Tag Archives: airports

NYC airports experience most delays during recent extreme weather


| ctumola@queenscourier.com

THE COURIER/Photo by Angy Altamirano

The latest spell of extreme weather left thousands of delays and cancellations at airports across the country, but New York City area airports were hit particularly hard, according to an analysis by the Global Gateway Alliance (GGA).

From Saturday, Jan. 4 to Tuesday, Jan. 7, John F. Kennedy International (JFK), LaGuardia and Newark airports had the most delays at 5,320 and second most cancellations at 2,155. The most cancellations at the city’s airports occurred on Monday, with 706, and the most delays were on Sunday, with 1,692.

Chicago’s two major airport hubs suffered from the most cancellations at 4,655 and the second most delays at 3,134.

More than 50 percent of all flights were cancelled or delayed during the four-day period at both New York area and Chicago airports, according to GGA.

JetBlue suspended outgoing flights at, JFK, LaGuardia, Newark, and Boston’s Logan airports to catch up with weather-related delays and cancellations Monday.

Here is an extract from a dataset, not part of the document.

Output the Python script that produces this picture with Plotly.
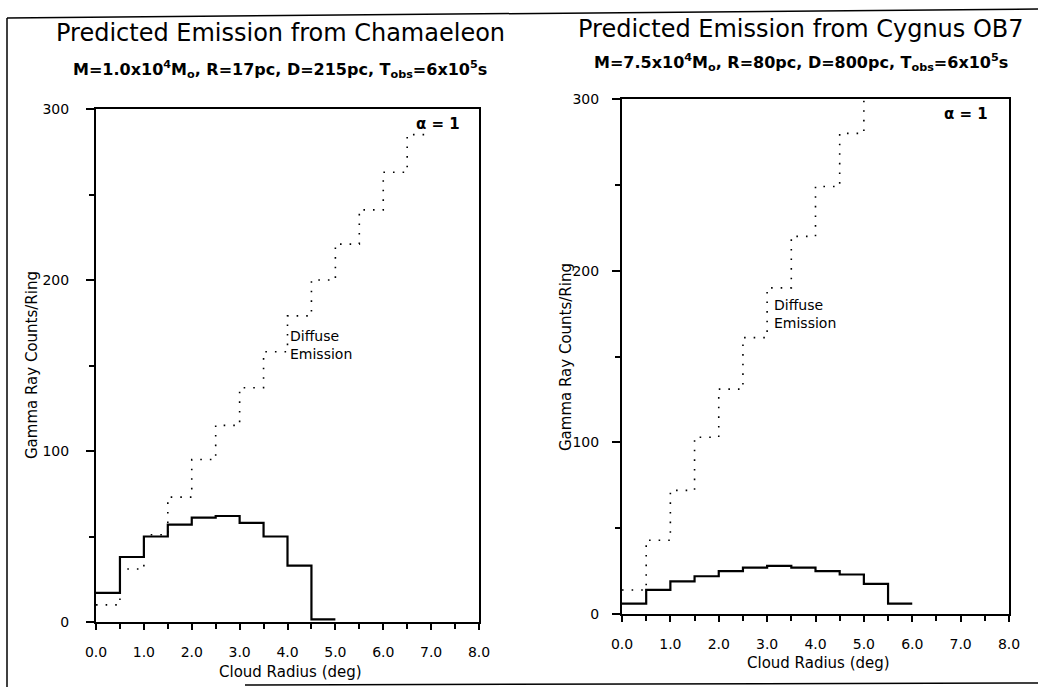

The airline started gradually operating again at 10 a.m. Tuesday, but wasn’t 100 percent operational until about 3 p.m. that day

“The rampant cancellations and delays we saw this week are a wake-up call for leadership to  start focusing on better airports, and they underscore why Governor [Andrew] Cuomo’s announcement  that he is taking responsibility for NYC airport modernization is so timely” said Joe Sitt, Chairman and founder of GGA. “Bad weather that causes serious disruptions in air traffic is going to happen, but it shouldn’t continually wreak havoc. Travelers should expect everyone involved in the industry to create a modern, safe and efficient aviation system, and should hold our leaders accountable for delivering.”

In Governor Cuomo’s State of the State address Wednesday he said LaGuardia is ranked as the worst airport in America.

“That is a disgrace my friends and it is unacceptable and it is going to change,” he said.

The state, he said, would assume management responsibility from the Port Authority of New York & New Jersey for construction at JFK and LaGuardia airports to modernize them.

The GGA is specifically calling for faster implementation of NextGen, particularly at NYC airports and other hubs; better customer service contingency planning; modernized airport terminals; and remaining focused on safety.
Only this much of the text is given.